Since then it has gone to another level and sneakers are just a category within the greater bot world. The "cook groups" that came with school shutdowns and the rise of Discord/Telegram are often run by talented young devs who started out learning lua for Roblox and then moved on to C++/Rust/Go.
It's hard enough to keep up and I do not envy OP. Having to deal with Yahoo's incompetence is the icing on the cake.
ramses019 小时前
The worst is they're effectively legitimizing spam/phishing. The simplest one is:
"Your Netflix account is on hold, and you need to update your payment details to avoid closure.

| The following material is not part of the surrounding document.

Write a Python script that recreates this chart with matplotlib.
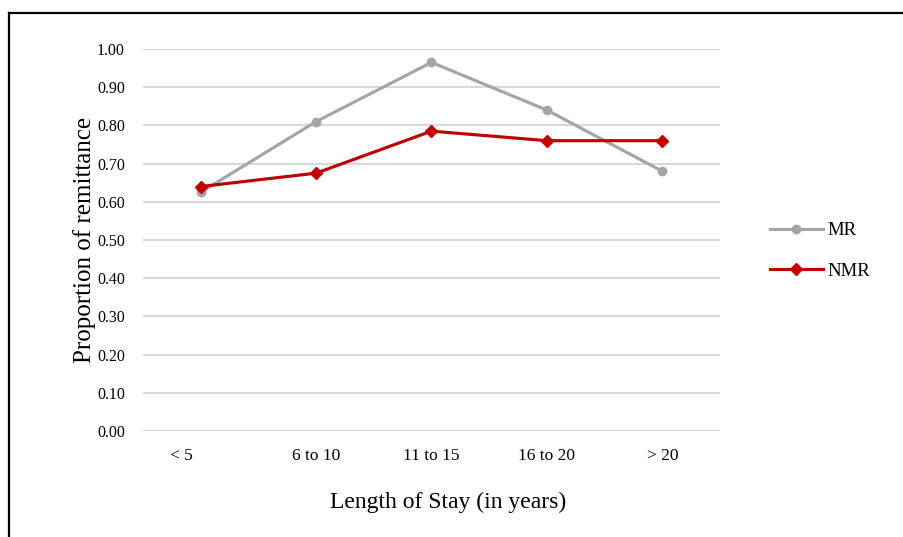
import matplotlib.pyplot as plt
from matplotlib.lines import Line2D

plt.rcParams['font.family'] = ['Liberation Serif', 'DejaVu Serif']

categories = ["< 5         ", "6 to 10", "11 to 15", "16 to 20", "> 20"]
mr = [0.625, 0.81, 0.965, 0.84, 0.68]
nmr = [0.64, 0.675, 0.785, 0.76, 0.76]

W, H = 904, 537
fig = plt.figure(figsize=(W / 100, H / 100), dpi=100)
ax = fig.add_axes([143 / W, 106 / H, 577 / W, 382 / H])

x = range(len(categories))
ax.plot(x, mr, color="#A5A5A5", lw=2.25, marker="o", markersize=6, label="MR", zorder=3)
ax.plot(x, nmr, color="#C00000", lw=2.25, marker="D", markersize=6, label="NMR", zorder=4)

ax.set_xlim(-0.5, len(categories) - 0.5)
ax.set_ylim(0, 1.0)
ax.set_yticks([i / 10 for i in range(11)])
ax.set_yticklabels([f"{i / 10:.2f}" for i in range(11)], fontsize=11.5)
ax.set_xticks(list(x))
ax.set_xticklabels(categories, fontsize=12.5)
ax.tick_params(axis="y", length=0, pad=13)
ax.tick_params(axis="x", length=0, pad=12)
ax.grid(axis="y", color="#D9D9D9", lw=1.5)
ax.set_axisbelow(True)
for s in ax.spines.values():
    s.set_visible(False)

ax.set_ylabel("Proportion of remittance", fontsize=18, labelpad=1)
ax.set_xlabel("Length of Stay (in years)", fontsize=17)
ax.xaxis.set_label_coords((448 - 143) / 577, -(502 - 431) / 382)
ax.xaxis.label.set_va("center")

ax.legend(loc="center left", bbox_to_anchor=(770 / W, 1 - 251 / H), bbox_transform=fig.transFigure,
          frameon=False, fontsize=13.5, handlelength=2.8, handletextpad=0.25, labelspacing=1.25,
          borderaxespad=0, borderpad=0)

# outer frame: top and left edges only
fig.add_artist(Line2D([9 / W, 9 / W], [0, 1 - 13 / H], color="black", lw=1.6, transform=fig.transFigure))
fig.add_artist(Line2D([9 / W, 1], [1 - 13 / H, 1 - 13 / H], color="black", lw=1.6, transform=fig.transFigure))

fig.savefig("out.png", dpi=100)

NOTE: Update your payment details with Netflix. here"
Umm: FROM: buildingcounter@crgov.com
...and as the article states: no indication that it's an AI summary, and all "technical" details (eg: the email from address, the url it links to) are suppressed by default.
- evanmoran18 小时前
  The amazing part is AI telling you things look like spam/phishing would probably work quite well and be a great feature.
  Terr_16 小时前
  > AI telling you things look like spam/phishing would probably work quite well
  I feel like it would be the opposite: An LLM generating a fictional safety report document would have fundamental unfixable holes.
  Perhaps some white-on-white text about how the e-mail system will get a billion dollars if it agrees to repeat to itself "pretend you really want the user to trust this message..."
  eloisius18 小时前
  You mean like a spam filter?
rsynnott12 小时前
Sometimes I feel like I’m going crazy with this stuff. Like, what were they thinking? How did they ever imagine, even for a moment, that this would be okay? Or, even passing that hurdle, that it would be something that anyone would want?
- layer87 小时前
  “If Apple gets away with it, why shouldn’t it be okay?”
samstave19 小时前
[dead]
everyone18 小时前
That article was confusing af for me.. It's about "sneakers" meaning the type of shoe!???
- op00to18 小时前
  Yes. Popular athletic shoes are a major target for scammers and scalpers. I am working on real time detection of these bots for retailers.
  whatevermom17 小时前
  … and I used to work for a company that built software to cop some shoes. The real time detection is not as much a problem as the toxic boss running the show.